The wrapper comment also has an error. The maximum size for a GF(256) codeword is 255 bytes, since error locations are limited to the range 0 to 254. This is because locations are related to powers, and any number raised to the power 255 in GF(256) is that same number.

Note that a mis-correction is possible without triggering the library's exception. However with 80 parity bytes, it would take 41 errors for this to be possible. The mis-correction would involve generating a set of 40 locations and values that produce a valid codeword, but one that differs from the original codeword by 81 or more bytes (81 or more errors). However with a shortened codeword of 160 bytes, all 40 of the generated locations would have to be in the range 0 to 159. Assuming random, uniform distribution of the calculated locations, the odds of them mis-correcting would be ((160!)/((160-40)!))/(255^40) != 3.86 × 10^-11 . Mis-correction is an issue if using full length (255) codewords, or smaller number of parities.

I made a java RS ecc GF(256) example. It doesn't handle erasures (which requires modifying syndromes for known erasure locations, then merging the error locators with the erasure locators). It uses Euclid algorithm to calculate error locator and error evaluator polynomials. It's commented, but you may need to look at Wiki RS article to better understand it. The code deals with Java signed bytes by converting them to unsigned integers using byte&0xff as needed. I set the parameters to 80 message bytes, 80 parity bytes to match the question's example. Although both add and subtract are xor for GF(256), the code uses separate functions for add and subtract so that the code corresponds to the algorithm as it would apply to GF(p) where p is a prime number, such as GF(257).

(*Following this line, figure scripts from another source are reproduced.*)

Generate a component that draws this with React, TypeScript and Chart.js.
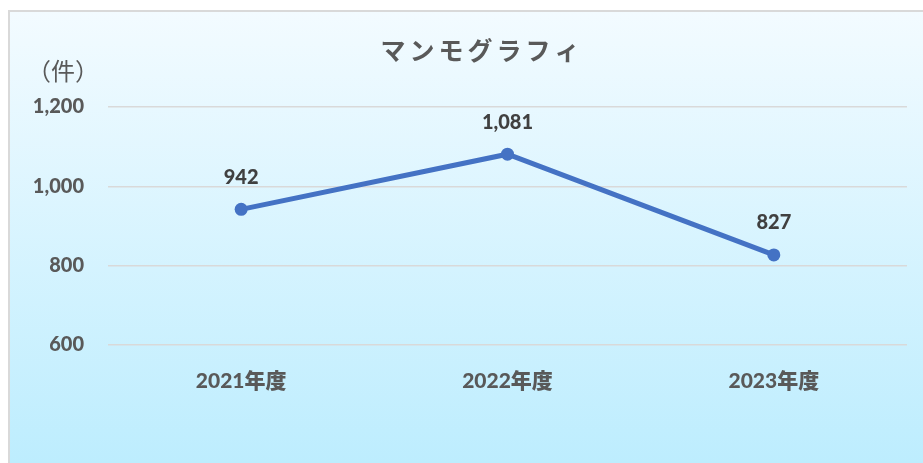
import React, { useEffect, useRef } from "react";
import { Chart, registerables } from "chart.js";

Chart.register(...registerables);

const chartTitle = "マンモグラフィ";
const unitLabel = "（件）";
const categories = ["2021年度", "2022年度", "2023年度"];
const counts = [942, 1081, 827];
const yMin = 600;
const yMax = 1200;
const yStep = 200;

const FONT = "Lato, 'Noto Sans CJK JP', sans-serif";
const CJK = "'Noto Sans CJK JP', sans-serif";

const overlayPlugin = {
  id: "overlay",
  afterDatasetsDraw(chart: any) {
    const ctx = chart.ctx as CanvasRenderingContext2D;
    ctx.save();
    // title
    ctx.fillStyle = "#595959";
    ctx.font = `bold 25px ${CJK}`;
    (ctx as any).letterSpacing = "4px";
    ctx.textAlign = "center";
    ctx.textBaseline = "middle";
    ctx.fillText(chartTitle, chart.width / 2 + 2, 40);
    (ctx as any).letterSpacing = "0px";
    // unit label
    ctx.font = `24px ${CJK}`;
    ctx.fillText(unitLabel, 55, 61);
    // data labels
    const meta = chart.getDatasetMeta(0);
    ctx.font = `900 20px ${FONT}`;
    ctx.fillStyle = "#404040";
    meta.data.forEach((pt: any, i: number) => {
      const v = counts[i];
      ctx.fillText(v.toLocaleString("en-US"), pt.x, pt.y - 32);
    });
    ctx.restore();
  },
};

export default function App() {
  const ref = useRef<HTMLCanvasElement | null>(null);
  useEffect(() => {
    if (!ref.current) return;
    const chart = new Chart(ref.current, {
      type: "line",
      data: {
        labels: categories,
        datasets: [
          {
            data: counts,
            borderColor: "#4472C4",
            backgroundColor: "#4472C4",
            borderWidth: 5,
            pointRadius: 6.5,
            pointBackgroundColor: "#4472C4",
            pointBorderColor: "#4472C4",
            pointBorderWidth: 0,
            tension: 0,
          },
        ],
      },
      options: {
        responsive: false,
        animation: false,
        devicePixelRatio: 1,
        layout: { padding: { left: 0, top: 97, right: 45, bottom: 58 } },
        plugins: {
          legend: { display: false },
          title: { display: false },
          tooltip: { enabled: false },
        },
        scales: {
          x: {
            type: "category",
            offset: true,
            grid: { display: false, drawTicks: false },
            border: { display: false },
            ticks: {
              color: "#595959",
              font: { family: FONT, size: 21, weight: "900" },
              padding: 24,
              maxRotation: 0,
            },
            afterFit: (s: any) => {
              s.height = 60;
            },
          },
          y: {
            min: yMin,
            max: yMax,
            grid: { color: "#d9d9d9", lineWidth: 1.5, drawTicks: false },
            border: { display: false },
            ticks: {
              stepSize: yStep,
              color: "#595959",
              font: { family: FONT, size: 20, weight: "900" },
              padding: 24,
              callback: (v: any) => Number(v).toLocaleString("en-US"),
            },
            afterFit: (s: any) => {
              s.width = 100;
            },
          },
        },
      },
      plugins: [overlayPlugin],
    } as any);
    return () => chart.destroy();
  }, []);

  return (
    <div
      style={{
        position: "fixed",
        left: 8,
        top: 10,
        width: 915,
        height: 453,
        overflow: "hidden",
        background: "linear-gradient(to bottom, #f3fbff 0%, #bdedfe 100%)",
        boxShadow: "inset 2px 2px 0 #d9d9d9",
      }}
    >
      <canvas
        ref={ref}
        width={944}
        height={453}
        style={{ position: "absolute", left: 0, top: 0, width: 944, height: 453 }}
      />
    </div>
  );
}
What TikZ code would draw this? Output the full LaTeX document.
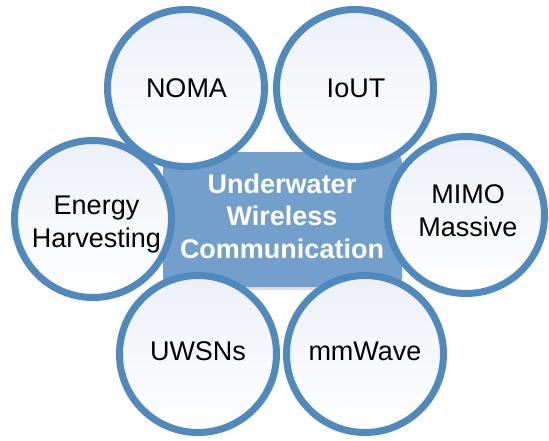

The calculation for the "derivative" of Lambda would also be different for GF(p), this is explained here:

https://en.wikipedia.org/wiki/Forney_algorithm#Formal_derivative

Link to java rsecc GF(256) example:

http://rcgldr.net/misc/rsecc8.zip

The interactive C version is easier to follow since it's interactive, displays some of the internal calculations (defines can be changed to enable / disable what is displayed), and the user can try different variations.